>> start
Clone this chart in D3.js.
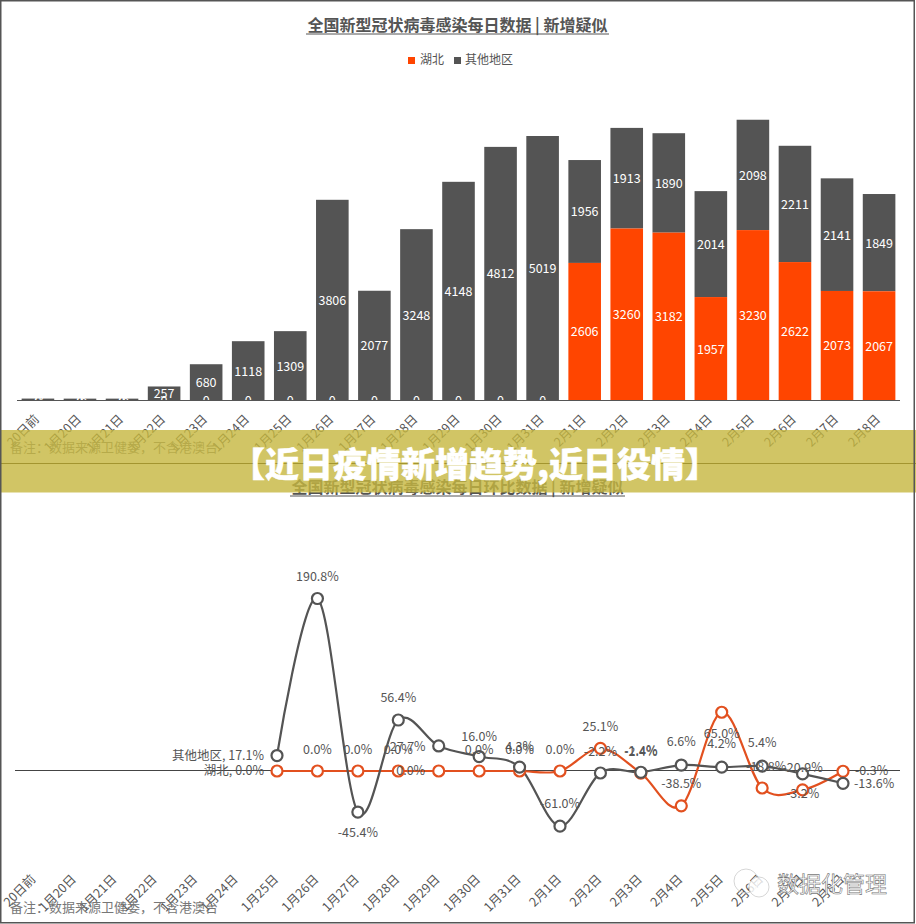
<!DOCTYPE html>
<html><head><meta charset="utf-8">
<script src="https://cdn.jsdelivr.net/npm/d3@7/dist/d3.min.js"></script>
<style>
html,body{margin:0;padding:0;background:#fff;}
svg{display:block;}
text{font-family:"Noto Sans CJK SC","Open Sans",sans-serif;}
</style></head><body><div id="c"></div>
<script>
const categories=["20日前","1月20日","1月21日","1月22日","1月23日","1月24日","1月25日","1月26日","1月27日","1月28日","1月29日","1月30日","1月31日","2月1日","2月2日","2月3日","2月4日","2月5日","2月6日","2月7日","2月8日"];
const hubeiNew=[0,0,0,0,0,0,0,0,0,0,0,0,0,2606,3260,3182,1957,3230,2622,2073,2067];
const otherNew=[27,26,26,257,680,1118,1309,3806,2077,3248,4148,4812,5019,1956,1913,1890,2014,2098,2211,2141,1849];
const ratioCats=categories.slice(6);
const hubeiRatio=[0,0,0,0,0,0,0,0,25.1,-2.4,-38.5,65.0,-18.8,-20.9,-0.3];
const otherRatio=[17.1,190.8,-45.4,56.4,27.7,16.0,4.3,-61.0,-2.2,-1.4,6.6,4.2,5.4,-3.2,-13.6];
const hubeiLabels=["湖北, 0.0%","0.0%","0.0%","0.0%","0.0%","0.0%","0.0%","0.0%","25.1%","-2.4%","-38.5%","65.0%","-18.8%","-20.9%","-0.3%"];
const otherLabels=["其他地区, 17.1%","190.8%","-45.4%","56.4%","27.7%","16.0%","4.3%","-61.0%","-2.2%","-1.4%","6.6%","4.2%","5.4%","-3.2%","-13.6%"];
const title1="全国新型冠状病毒感染每日数据 | 新增疑似";
const title2="全国新型冠状病毒感染每日环比数据 | 新增疑似";
const note="备注：数据来源卫健委，不含港澳台";
const banner="【近日疫情新增趋势,近日役情】";
const legendNames=["湖北","其他地区"];

const W=916,H=924,ORANGE="#ff4500",GRAY="#545454",LINEO="#e2501f",TXT="#555";
const svg=d3.select("#c").append("svg").attr("width",W).attr("height",H);
svg.append("rect").attr("width",W).attr("height",H).attr("fill","#fff");

/* ---------- top chart ---------- */
const x1=d3.scaleBand().domain(categories).range([17,900]).paddingInner(0.225).paddingOuter(0.11);
const y1=d3.scaleLinear().domain([0,5019]).range([400,136]);
const upper=svg.append("g");
const stack=categories.map((c,i)=>({c,h:hubeiNew[i],o:otherNew[i]}));
upper.selectAll(".o").data(stack).join("rect").attr("x",d=>x1(d.c)).attr("width",x1.bandwidth())
 .attr("y",d=>y1(d.h+d.o)).attr("height",d=>y1(d.h)-y1(d.h+d.o)).attr("fill",GRAY);
upper.selectAll(".h").data(stack).join("rect").attr("x",d=>x1(d.c)).attr("width",x1.bandwidth())
 .attr("y",d=>y1(d.h)).attr("height",d=>y1(0)-y1(d.h)).attr("fill",ORANGE);
const mid=d=>x1(d.c)+x1.bandwidth()/2;
upper.selectAll(".ol").data(stack).join("text").attr("x",mid).attr("y",d=>(y1(d.h)+y1(d.h+d.o))/2+5)
 .attr("text-anchor","middle").attr("font-size",12.5).attr("fill","#fff").text(d=>d.o);
upper.selectAll(".hl").data(stack).join("text").attr("x",mid).attr("y",d=>(y1(0)+y1(d.h))/2+5)
 .attr("text-anchor","middle").attr("font-size",12.5).attr("fill","#fff").text(d=>d.h);
upper.append("line").attr("x1",17).attr("x2",900).attr("y1",400.5).attr("y2",400.5).attr("stroke","#555");
upper.selectAll(".t").data(categories).join("text").attr("text-anchor","end").attr("font-size",12.5).attr("fill",TXT)
 .attr("transform",c=>`translate(${x1(c)+x1.bandwidth()/2+2},${420}) rotate(-45)`).text(c=>c);
/* legend */
const lg=svg.append("g");
[[408,420],[454,465]].forEach((p,i)=>{
 lg.append("rect").attr("x",p[0]).attr("y",57).attr("width",7).attr("height",7).attr("fill",i?GRAY:ORANGE);
 lg.append("text").attr("x",p[1]).attr("y",64).attr("font-size",12).attr("fill",TXT).text(legendNames[i]);
});
function drawTitle(t,y,x0,x1u){
 svg.append("text").attr("x",(x0+x1u)/2).attr("y",y).attr("text-anchor","middle").attr("font-size",16).attr("font-weight",700).attr("fill","#555").text(t);
 svg.append("line").attr("x1",x0).attr("x2",x1u).attr("y1",y+3).attr("y2",y+3).attr("stroke","#555").attr("stroke-width",1);
}
drawTitle(title1,31,306,609);
svg.append("text").attr("x",10).attr("y",452).attr("font-size",13).attr("fill","#777").text(note);

/* ---------- bottom chart ---------- */
drawTitle(title2,493,290,625);
const x2=d3.scalePoint().domain(ratioCats).range([277,843]);
const y2=d3.scaleLinear().domain([-100,200]).range([771+90.4,771-180.8]);
svg.append("line").attr("x1",15).attr("x2",900).attr("y1",770.5).attr("y2",770.5).attr("stroke","#444");
const lineGen=d3.line().x((d,i)=>x2(ratioCats[i])).y(d=>y2(d)).curve(d3.curveCardinal.tension(0));
svg.append("path").attr("d",lineGen(hubeiRatio)).attr("fill","none").attr("stroke",LINEO).attr("stroke-width",2.2);
svg.append("path").attr("d",lineGen(otherRatio)).attr("fill","none").attr("stroke",GRAY).attr("stroke-width",2.2);
function dots(vals,col){
 svg.append("g").selectAll("circle").data(vals).join("circle").attr("cx",(d,i)=>x2(ratioCats[i])).attr("cy",d=>y2(d)).attr("r",5.5)
  .attr("fill","#fff").attr("stroke",col).attr("stroke-width",2.2);
}
dots(hubeiRatio,LINEO);dots(otherRatio,GRAY);
/* label placement (dx, dy from the point; anchor) */
const hubeiPlace=[[-13,4,"end"],[0,-17],[0,-17],[0,-17],[-28,4],[0,-17],[0,-17],[0,-17],[0,-17],[0,-17],[0,-18],[0,26],[4,-17],[0,-18],[12,4,"start"]];
const otherPlace=[[-13,4,"end"],[0,-18],[0,25],[0,-18],[-31,5],[0,-16],[0,-16],[0,-18],[0,-17],[0,-17],[0,-19],[0,-19],[0,-19],[0,24],[11,5,"start"]];
function labels(txt,vals,place){
 svg.append("g").selectAll("text").data(txt).join("text")
  .attr("x",(d,i)=>x2(ratioCats[i])+place[i][0]).attr("y",(d,i)=>y2(vals[i])+place[i][1])
  .attr("text-anchor",(d,i)=>place[i][2]||"middle").attr("font-size",12.5).attr("fill",TXT).text(d=>d);
}
labels(hubeiLabels,hubeiRatio,hubeiPlace);
labels(otherLabels,otherRatio,otherPlace);
svg.append("g").selectAll("text").data(categories).join("text").attr("text-anchor","end").attr("font-size",12.5).attr("fill",TXT)
 .attr("transform",(c,i)=>`translate(${x2(ratioCats[0])+(i-6)*40.43+2},${880}) rotate(-45)`).text(c=>c);
svg.append("text").attr("x",10).attr("y",912).attr("font-size",13).attr("fill","#777").text(note);

/* watermark */
svg.append("circle").attr("cx",746).attr("cy",881).attr("r",12).attr("fill","none").attr("stroke","#ccc").attr("stroke-width",.8);
svg.append("circle").attr("cx",759).attr("cy",887).attr("r",10).attr("fill","#fff").attr("fill-opacity",.8).attr("stroke","#ccc").attr("stroke-width",.8);
svg.append("text").attr("x",777).attr("y",892).attr("font-size",22).attr("fill","#fff").attr("stroke","#777").attr("stroke-width",.6).text("数据化管理");

/* banner and frame */
svg.append("rect").attr("x",0).attr("y",430).attr("width",W).attr("height",62.5).attr("fill","rgb(197,182,62)").attr("fill-opacity",.8);
svg.append("line").attr("x1",0).attr("x2",W).attr("y1",463.5).attr("y2",463.5).attr("stroke","#a3952f");
svg.append("text").attr("x",475).attr("y",477).attr("text-anchor","middle").attr("font-size",34).attr("font-weight",900).attr("fill","#fff").attr("stroke","#fff").attr("stroke-width",.5).text(banner);
svg.append("rect").attr("x",.75).attr("y",.75).attr("width",W-2.5).attr("height",H-2).attr("fill","none").attr("stroke","#555").attr("stroke-width",1.5);
</script></body></html>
>> end
- **Required work**:
Pick out the lines containing the string "chart".

- **Complete output**:
Clone this chart in D3.js.
/* ---------- top chart ---------- */
/* ---------- bottom chart ---------- */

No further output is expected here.